▸ **Collected data**
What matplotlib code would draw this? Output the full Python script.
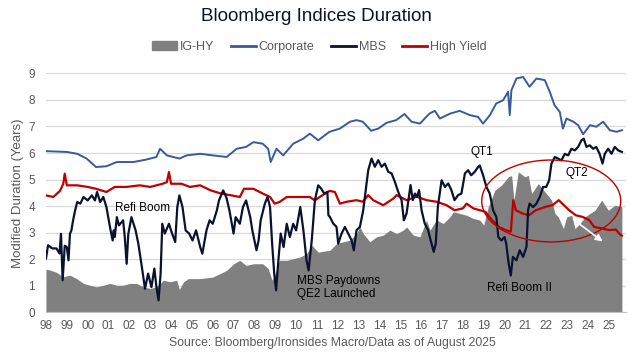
import matplotlib.pyplot as plt
import matplotlib.patches as mpatches
from matplotlib.lines import Line2D

plt.rcParams['font.family'] = ['Liberation Sans', 'DejaVu Sans']

# dates as decimal years, values in years of modified duration
corp_t = [1998.0, 1999.0, 1999.5, 1999.95, 2000.4, 2000.9, 2001.4, 2002.2, 2002.8, 2003.3,
          2003.47, 2003.8, 2004.4, 2004.75, 2005.4, 2006.0, 2006.67, 2007.15, 2007.6, 2007.95,
          2008.4, 2008.66, 2008.78, 2009.06, 2009.38, 2009.86, 2010.34, 2010.66, 2011.06, 2011.6,
          2012.1, 2012.58, 2012.9, 2013.2, 2013.6, 2013.94, 2014.34, 2014.8, 2015.2, 2015.54,
          2015.94, 2016.4, 2016.66, 2016.9, 2017.4, 2017.85, 2018.33, 2018.73, 2018.97, 2019.3,
          2019.6, 2019.93, 2020.17, 2020.25, 2020.33, 2020.57, 2020.89, 2021.2, 2021.53, 2021.93,
          2022.17, 2022.4, 2022.65, 2022.8, 2022.97, 2023.3, 2023.53, 2023.77, 2024.1, 2024.4,
          2024.73, 2025.05, 2025.37, 2025.63]
corp_v = [6.07, 6.04, 5.97, 5.79, 5.47, 5.5, 5.66, 5.66, 5.75, 5.85,
          6.16, 5.91, 5.79, 5.91, 5.97, 5.91, 5.85, 6.16, 6.23, 6.41,
          6.35, 6.16, 5.66, 6.16, 5.91, 6.35, 6.54, 6.73, 6.48, 6.8,
          6.92, 7.18, 7.24, 7.18, 6.84, 6.92, 7.14, 7.24, 7.47, 7.18,
          7.11, 7.49, 7.59, 7.3, 7.49, 7.59, 7.43, 7.36, 7.11, 7.43,
          7.87, 7.99, 8.31, 7.43, 8.37, 8.81, 8.87, 8.5, 8.81, 8.75,
          8.31, 7.8, 7.55, 6.92, 7.3, 7.18, 7.05, 6.71, 7.05, 6.99,
          7.18, 6.86, 6.8, 6.86]

hy_t = [1998.0, 1998.35, 1998.67, 1998.83, 1998.9, 1999.0, 1999.5, 2000.0, 2000.4, 2000.9,
        2001.3, 2001.87, 2002.5, 2003.0, 2003.6, 2003.8, 2003.9, 2004.0, 2004.5, 2004.9,
        2005.4, 2005.9, 2006.4, 2006.9, 2007.3, 2007.5, 2007.95, 2008.4, 2008.75, 2008.97,
        2009.2, 2009.55, 2010.2, 2010.66, 2010.9, 2011.13, 2011.6, 2011.86, 2012.1, 2012.42,
        2012.9, 2013.2, 2013.46, 2013.7, 2014.18, 2014.66, 2014.82, 2015.3, 2015.78, 2016.26,
        2016.74, 2017.22, 2017.6, 2018.0, 2018.18, 2018.5, 2018.82, 2019.08, 2019.4, 2019.73,
        2020.06, 2020.3, 2020.42, 2020.54, 2020.85, 2021.17, 2021.5, 2021.97, 2022.3, 2022.6,
        2022.77, 2023.1, 2023.42, 2023.74, 2024.06, 2024.3, 2024.7, 2025.02, 2025.34, 2025.5,
        2025.63]
hy_v = [4.4, 4.34, 4.57, 4.84, 5.22, 4.78, 4.78, 4.72, 4.65, 4.53,
        4.72, 4.72, 4.78, 4.72, 4.84, 4.9, 5.28, 4.84, 4.84, 4.72,
        4.78, 4.59, 4.47, 4.4, 4.34, 4.65, 4.65, 4.47, 4.34, 4.09,
        4.15, 4.34, 4.34, 4.34, 4.21, 4.34, 4.57, 4.53, 4.09, 4.16,
        4.22, 4.16, 4.41, 4.22, 4.03, 4.28, 4.41, 4.22, 4.35, 4.22,
        4.16, 4.03, 3.84, 3.91, 4.09, 3.91, 3.84, 3.78, 3.47, 3.21,
        3.09, 3.03, 4.22, 3.84, 3.72, 3.65, 3.84, 3.97, 4.03, 4.22,
        4.09, 3.84, 3.65, 3.59, 3.47, 3.21, 3.15, 3.09, 3.11, 2.96,
        2.88]

mbs_t = [1998.0, 1998.1, 1998.3, 1998.5, 1998.65, 1998.72, 1998.8, 1998.9, 1999.0, 1999.08,
         1999.15, 1999.22, 1999.3, 1999.4, 1999.5, 1999.65, 1999.8, 2000.0, 2000.2, 2000.35,
         2000.45, 2000.6, 2000.75, 2000.9, 2001.1, 2001.2, 2001.25, 2001.3, 2001.4, 2001.5,
         2001.7, 2001.78, 2001.87, 2001.95, 2002.1, 2002.3, 2002.43, 2002.6, 2002.75, 2002.9,
         2003.06, 2003.2, 2003.3, 2003.4, 2003.5, 2003.58, 2003.7, 2003.9, 2004.05, 2004.2,
         2004.3, 2004.4, 2004.55, 2004.7, 2004.87, 2005.03, 2005.2, 2005.4, 2005.5, 2005.7,
         2005.85, 2006.0, 2006.2, 2006.3, 2006.5, 2006.65, 2006.8, 2007.0, 2007.1, 2007.3,
         2007.45, 2007.6, 2007.8, 2007.9, 2008.1, 2008.2, 2008.3, 2008.5, 2008.63, 2008.75,
         2008.85, 2008.95, 2009.04, 2009.15, 2009.26, 2009.4, 2009.55, 2009.7, 2009.86, 2010.0,
         2010.2, 2010.35, 2010.5, 2010.6, 2010.75, 2010.9, 2011.06, 2011.2, 2011.35, 2011.5,
         2011.55, 2011.62, 2011.78, 2011.94, 2012.02, 2012.18, 2012.34, 2012.5, 2012.66, 2012.77,
         2012.9, 2013.06, 2013.22, 2013.35, 2013.46, 2013.62, 2013.78, 2013.94, 2014.1, 2014.26,
         2014.42, 2014.58, 2014.74, 2014.9, 2015.06, 2015.17, 2015.3, 2015.41, 2015.49, 2015.6,
         2015.7, 2015.8, 2015.9, 2016.02, 2016.17, 2016.33, 2016.5, 2016.6, 2016.7, 2016.8,
         2016.98, 2017.14, 2017.3, 2017.45, 2017.6, 2017.77, 2017.93, 2018.1, 2018.25, 2018.4,
         2018.57, 2018.73, 2018.81, 2018.97, 2019.13, 2019.29, 2019.45, 2019.61, 2019.7, 2019.85,
         2020.0, 2020.08, 2020.2, 2020.3, 2020.4, 2020.57, 2020.73, 2020.89, 2021.05, 2021.13,
         2021.2, 2021.37, 2021.53, 2021.69, 2021.85, 2022.0, 2022.14, 2022.25, 2022.41, 2022.57,
         2022.73, 2022.89, 2023.05, 2023.21, 2023.37, 2023.53, 2023.69, 2023.8, 2023.93, 2024.09,
         2024.25, 2024.4, 2024.56, 2024.7, 2024.81, 2024.97, 2025.13, 2025.29, 2025.45, 2025.63]
mbs_v = [2.02, 2.52, 2.4, 2.4, 2.21, 2.95, 1.2, 2.5, 2.45, 1.95,
         2.95, 3.08, 3.46, 3.84, 4.15, 4.09, 4.34, 4.21, 4.4, 4.21,
         4.53, 4.15, 4.34, 3.96, 3.08, 2.7, 3.08, 2.83, 3.58, 3.27,
         3.46, 2.83, 1.82, 2.95, 3.58, 3.08, 2.58, 1.7, 0.88, 1.45,
         0.94, 1.64, 0.94, 0.44, 1.45, 3.33, 2.96, 3.33, 2.96, 2.64,
         3.96, 4.4, 3.96, 3.08, 2.96, 2.7, 3.08, 2.45, 2.2, 3.08,
         3.46, 3.33, 3.84, 4.21, 4.59, 4.34, 3.84, 2.96, 3.58, 3.33,
         3.96, 4.21, 3.58, 3.08, 2.33, 2.7, 3.46, 4.09, 4.34, 3.96,
         2.58, 1.45, 0.82, 1.95, 2.96, 2.45, 3.33, 2.83, 3.33, 3.08,
         3.96, 3.08, 1.95, 1.57, 2.7, 4.21, 4.78, 4.66, 4.47, 4.53,
         3.65, 3.59, 3.34, 3.21, 2.58, 2.96, 3.21, 2.96, 2.71, 2.33,
         3.09, 3.21, 3.84, 4.66, 5.35, 5.79, 5.48, 5.73, 5.48, 5.6,
         5.29, 5.23, 4.91, 4.53, 4.22, 3.46, 3.72, 4.35, 4.79, 4.22,
         4.47, 4.35, 4.6, 3.84, 3.34, 3.09, 2.58, 2.27, 2.58, 3.97,
         4.97, 4.72, 4.85, 4.6, 4.22, 4.41, 4.47, 5.23, 5.35, 5.16,
         5.29, 5.47, 5.53, 5.16, 4.72, 4.47, 3.84, 3.58, 2.83, 2.7,
         2.83, 2.58, 1.82, 1.38, 2.08, 1.95, 2.33, 2.08, 2.45, 3.84,
         4.09, 3.96, 4.09, 4.34, 4.72, 4.72, 4.97, 5.6, 5.85, 5.79,
         5.72, 5.97, 5.91, 6.16, 6.1, 6.23, 6.48, 6.54, 6.23, 6.29,
         6.16, 6.23, 5.97, 5.6, 5.97, 6.16, 5.97, 6.23, 6.1, 6.04]

ighy_t = [1998.0, 1998.2, 1998.5, 1998.83, 1999.15, 1999.47, 1999.8, 2000.1, 2000.43, 2000.75,
          2001.07, 2001.4, 2001.7, 2002.03, 2002.35, 2002.67, 2003.0, 2003.3, 2003.63, 2003.95,
          2004.27, 2004.4, 2004.6, 2004.83, 2005.4, 2006.0, 2006.67, 2007.0, 2007.3, 2007.6,
          2007.95, 2008.4, 2008.66, 2008.85, 2009.0, 2009.2, 2009.55, 2009.86, 2010.2, 2010.5,
          2010.75, 2011.06, 2011.62, 2011.94, 2012.26, 2012.58, 2012.9, 2013.06, 2013.22, 2013.54,
          2013.86, 2014.18, 2014.5, 2014.82, 2015.14, 2015.3, 2015.62, 2015.94, 2016.26, 2016.42,
          2016.74, 2017.06, 2017.38, 2017.54, 2017.86, 2018.18, 2018.5, 2018.81, 2019.0, 2019.22,
          2019.54, 2019.86, 2020.18, 2020.34, 2020.45, 2020.66, 2020.98, 2021.14, 2021.3, 2021.62,
          2021.94, 2022.26, 2022.42, 2022.58, 2022.82, 2022.98, 2023.22, 2023.38, 2023.62, 2023.86,
          2024.1, 2024.34, 2024.66, 2024.98, 2025.3, 2025.63]
ighy_v = [1.62, 1.58, 1.5, 1.33, 1.39, 1.26, 1.08, 1.01, 0.95, 1.01,
          1.08, 1.01, 1.01, 1.08, 1.08, 0.95, 0.89, 0.95, 1.2, 1.14,
          1.2, 0.85, 1.14, 1.26, 1.26, 1.32, 1.57, 1.82, 1.95, 1.76,
          1.82, 1.82, 1.64, 1.2, 1.45, 1.95, 1.95, 2.01, 2.08, 2.2,
          2.52, 2.26, 2.33, 2.58, 2.65, 2.71, 2.96, 3.21, 2.96, 2.65,
          2.84, 2.9, 3.09, 2.96, 3.09, 3.21, 2.9, 2.84, 3.47, 3.09,
          3.47, 3.34, 3.59, 3.78, 3.72, 3.65, 3.53, 3.47, 3.28, 3.97,
          4.6, 4.79, 5.1, 5.15, 4.22, 5.29, 5.1, 5.16, 4.47, 4.85,
          4.53, 4.22, 3.72, 3.59, 3.15, 3.59, 3.65, 3.15, 3.34, 3.59,
          3.72, 3.84, 4.22, 3.84, 4.03, 3.97]

year_ticks = list(range(1998, 2026))
year_labels = ['%02d' % (y % 100) for y in year_ticks]

grey_txt = '#595959'
c_corp = '#3A5A9B'
c_mbs = '#0B1230'
c_hy = '#C00000'
c_area = '#808080'

fig = plt.figure(figsize=(6.29, 3.53), dpi=100)
ax = fig.add_axes([0.0731, 0.1161, 0.9219, 0.6757])

ax.fill_between(ighy_t, ighy_v, 0, color=c_area, linewidth=0, zorder=2)
ax.plot(corp_t, corp_v, color=c_corp, lw=1.4, zorder=3)
ax.plot(hy_t, hy_v, color=c_hy, lw=1.6, zorder=4)
ax.plot(mbs_t, mbs_v, color=c_mbs, lw=1.6, zorder=5)

ax.set_xlim(1998.0, 2025.82)
ax.set_ylim(0, 9)
ax.set_yticks(range(0, 10))
ax.set_xticks(year_ticks)
ax.set_xticklabels(year_labels)
ax.tick_params(axis='both', length=0, labelsize=8.5, colors=grey_txt)
ax.tick_params(axis='y', pad=8)
ax.tick_params(axis='x', pad=6)
ax.grid(axis='y', color='#D9D9D9', lw=0.9, zorder=0)
ax.set_axisbelow(True)
for s in ['top', 'right', 'left']:
    ax.spines[s].set_visible(False)
ax.spines['bottom'].set_color('#BFBFBF')
ax.set_ylabel('Modified Duration (Years)', fontsize=9.5, color=grey_txt, labelpad=3)

# annotations
ax.text(2001.3, 3.92, 'Refi Boom', fontsize=8.5, color='black', va='center', zorder=6)
ax.text(2010.04, 0.92, 'MBS Paydowns\nQE2 Launched', fontsize=8.5, color='black',
        va='center', linespacing=1.1, zorder=6)
ax.text(2018.9, 6.04, 'QT1', fontsize=8.5, color='black', ha='center', va='center', zorder=6)
ax.text(2023.47, 5.25, 'QT2', fontsize=8.5, color='black', ha='center', va='center', zorder=6)
ax.text(2020.73, 0.9, 'Refi Boom II', fontsize=8.5, color='black', ha='center', va='center', zorder=6)
ax.add_patch(mpatches.Ellipse((2022.24, 4.19), 6.67, 3.09, fill=False,
                              edgecolor=c_hy, lw=1.0, zorder=6))
ax.annotate('', xy=(2024.81, 2.6), xytext=(2023.21, 3.55),
            arrowprops=dict(arrowstyle='-|>', color='white', lw=1.2), zorder=7)

handles = [mpatches.Patch(color=c_area, label='IG-HY'),
           Line2D([], [], color=c_corp, lw=2, label='Corporate'),
           Line2D([], [], color=c_mbs, lw=2, label='MBS'),
           Line2D([], [], color=c_hy, lw=2, label='High Yield')]
fig.legend(handles=handles, loc='center', bbox_to_anchor=(0.508, 0.867), ncol=4,
           frameon=False, fontsize=9, handlelength=2.0, handletextpad=0.25,
           columnspacing=1.3, labelcolor=grey_txt)

fig.text(0.503, 0.953, 'Bloomberg Indices Duration', ha='center', va='center',
         fontsize=13.5, color='#0B1230')
fig.text(0.528, 0.028, 'Source: Bloomberg/Ironsides Macro/Data as of August 2025',
         ha='center', va='center', fontsize=8.8, color=grey_txt)

fig.savefig('out.png', dpi=100)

▸ **Problem to solve**
Give again, exactly, the lines from the start of the data through the one holding "plt.rcParams['font.family'] = ['Liberation"; omit the pictures.

▸ **Written reply**
What matplotlib code would draw this? Output the full Python script.
import matplotlib.pyplot as plt
import matplotlib.patches as mpatches
from matplotlib.lines import Line2D

plt.rcParams['font.family'] = ['Liberation Sans', 'DejaVu Sans']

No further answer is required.